▸ SOURCE DATA
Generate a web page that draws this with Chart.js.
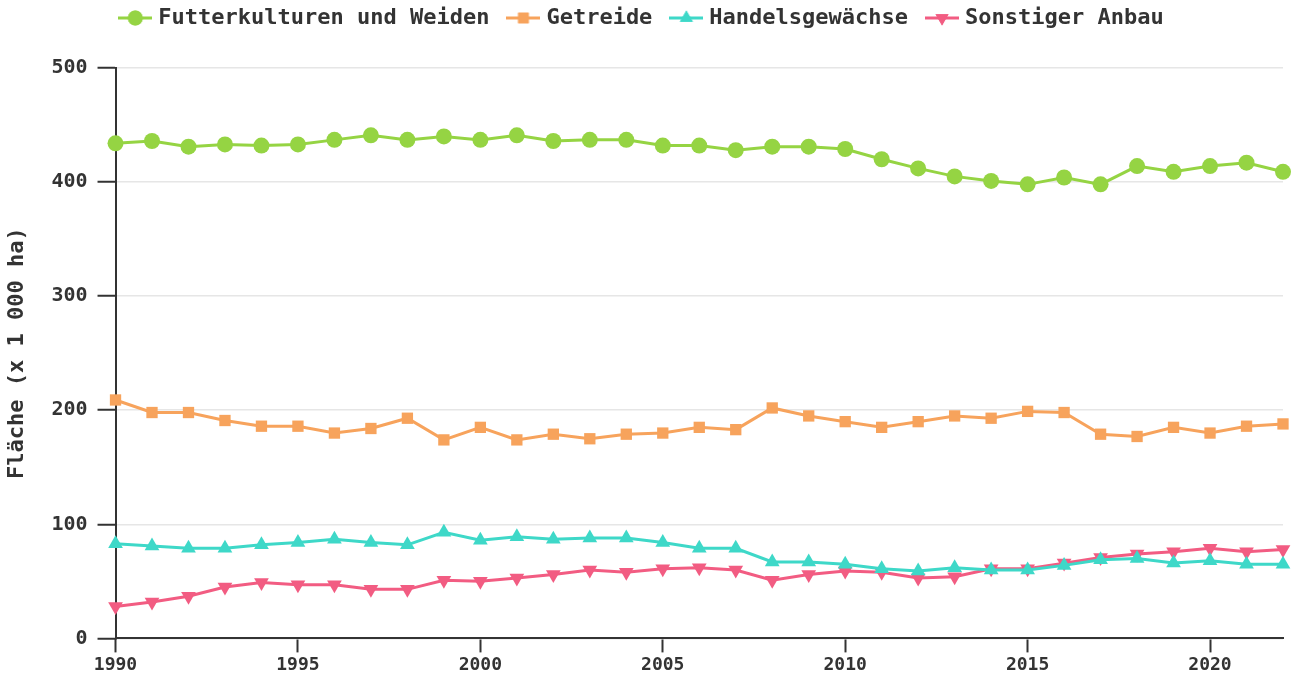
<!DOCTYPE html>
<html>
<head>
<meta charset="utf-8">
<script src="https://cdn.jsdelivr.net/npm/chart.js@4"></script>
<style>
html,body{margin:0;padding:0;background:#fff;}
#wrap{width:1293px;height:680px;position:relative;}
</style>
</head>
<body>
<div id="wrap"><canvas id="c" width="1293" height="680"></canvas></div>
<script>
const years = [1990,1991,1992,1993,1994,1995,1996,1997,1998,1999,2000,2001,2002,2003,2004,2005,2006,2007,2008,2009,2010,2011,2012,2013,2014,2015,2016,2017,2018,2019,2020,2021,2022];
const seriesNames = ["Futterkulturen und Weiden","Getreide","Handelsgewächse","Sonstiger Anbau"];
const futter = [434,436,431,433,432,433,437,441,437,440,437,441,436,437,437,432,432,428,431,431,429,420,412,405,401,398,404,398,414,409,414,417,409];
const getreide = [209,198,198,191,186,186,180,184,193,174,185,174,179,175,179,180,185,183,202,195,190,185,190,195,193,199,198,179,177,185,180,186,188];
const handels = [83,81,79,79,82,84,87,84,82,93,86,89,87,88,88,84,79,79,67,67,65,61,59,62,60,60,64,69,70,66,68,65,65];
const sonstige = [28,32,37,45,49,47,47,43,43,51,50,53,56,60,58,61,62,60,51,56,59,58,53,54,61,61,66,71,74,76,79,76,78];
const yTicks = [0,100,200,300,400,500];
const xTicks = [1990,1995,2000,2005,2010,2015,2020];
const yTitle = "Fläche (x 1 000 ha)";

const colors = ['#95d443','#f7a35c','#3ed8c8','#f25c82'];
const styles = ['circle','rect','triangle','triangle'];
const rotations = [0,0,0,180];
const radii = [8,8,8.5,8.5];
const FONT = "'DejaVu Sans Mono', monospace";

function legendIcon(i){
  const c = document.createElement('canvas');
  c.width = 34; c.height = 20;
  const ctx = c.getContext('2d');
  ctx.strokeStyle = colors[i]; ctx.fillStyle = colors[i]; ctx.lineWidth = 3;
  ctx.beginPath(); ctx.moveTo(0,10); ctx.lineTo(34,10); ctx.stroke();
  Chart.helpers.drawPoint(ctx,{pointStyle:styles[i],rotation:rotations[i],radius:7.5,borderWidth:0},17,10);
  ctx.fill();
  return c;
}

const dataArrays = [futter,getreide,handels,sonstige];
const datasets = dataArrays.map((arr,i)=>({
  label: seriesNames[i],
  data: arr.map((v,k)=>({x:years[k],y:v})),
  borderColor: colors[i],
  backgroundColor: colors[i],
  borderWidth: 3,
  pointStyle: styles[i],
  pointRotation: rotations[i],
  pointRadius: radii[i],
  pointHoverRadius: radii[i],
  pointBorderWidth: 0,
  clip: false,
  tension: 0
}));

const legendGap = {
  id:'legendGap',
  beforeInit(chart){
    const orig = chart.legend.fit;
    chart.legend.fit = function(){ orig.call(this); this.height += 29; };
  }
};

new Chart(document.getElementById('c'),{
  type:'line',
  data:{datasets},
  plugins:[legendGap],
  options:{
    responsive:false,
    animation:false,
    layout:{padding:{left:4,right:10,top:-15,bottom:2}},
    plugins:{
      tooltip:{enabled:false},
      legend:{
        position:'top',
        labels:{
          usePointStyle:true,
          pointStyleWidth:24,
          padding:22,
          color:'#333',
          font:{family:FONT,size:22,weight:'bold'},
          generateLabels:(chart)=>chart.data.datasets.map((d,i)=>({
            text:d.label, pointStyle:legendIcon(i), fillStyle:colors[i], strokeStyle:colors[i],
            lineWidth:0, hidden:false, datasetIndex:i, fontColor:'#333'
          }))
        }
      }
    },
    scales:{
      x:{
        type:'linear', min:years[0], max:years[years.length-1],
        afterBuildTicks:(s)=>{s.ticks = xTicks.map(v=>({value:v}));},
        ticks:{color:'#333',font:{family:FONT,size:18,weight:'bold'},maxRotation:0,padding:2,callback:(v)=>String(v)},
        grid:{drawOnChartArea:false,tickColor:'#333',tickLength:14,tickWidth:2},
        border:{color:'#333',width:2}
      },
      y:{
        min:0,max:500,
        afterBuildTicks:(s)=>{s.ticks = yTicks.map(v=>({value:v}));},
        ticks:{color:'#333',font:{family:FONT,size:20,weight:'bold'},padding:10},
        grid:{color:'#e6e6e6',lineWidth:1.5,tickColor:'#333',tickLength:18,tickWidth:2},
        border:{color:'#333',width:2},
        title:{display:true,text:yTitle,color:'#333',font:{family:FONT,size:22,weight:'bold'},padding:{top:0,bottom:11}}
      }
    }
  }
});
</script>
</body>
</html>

▸ TASK REQUIREMENTS
Filter lines by "this" and return each hit.

▸ WRITTEN RESPONSE
Generate a web page that draws this with Chart.js.
    chart.legend.fit = function(){ orig.call(this); this.height += 29; };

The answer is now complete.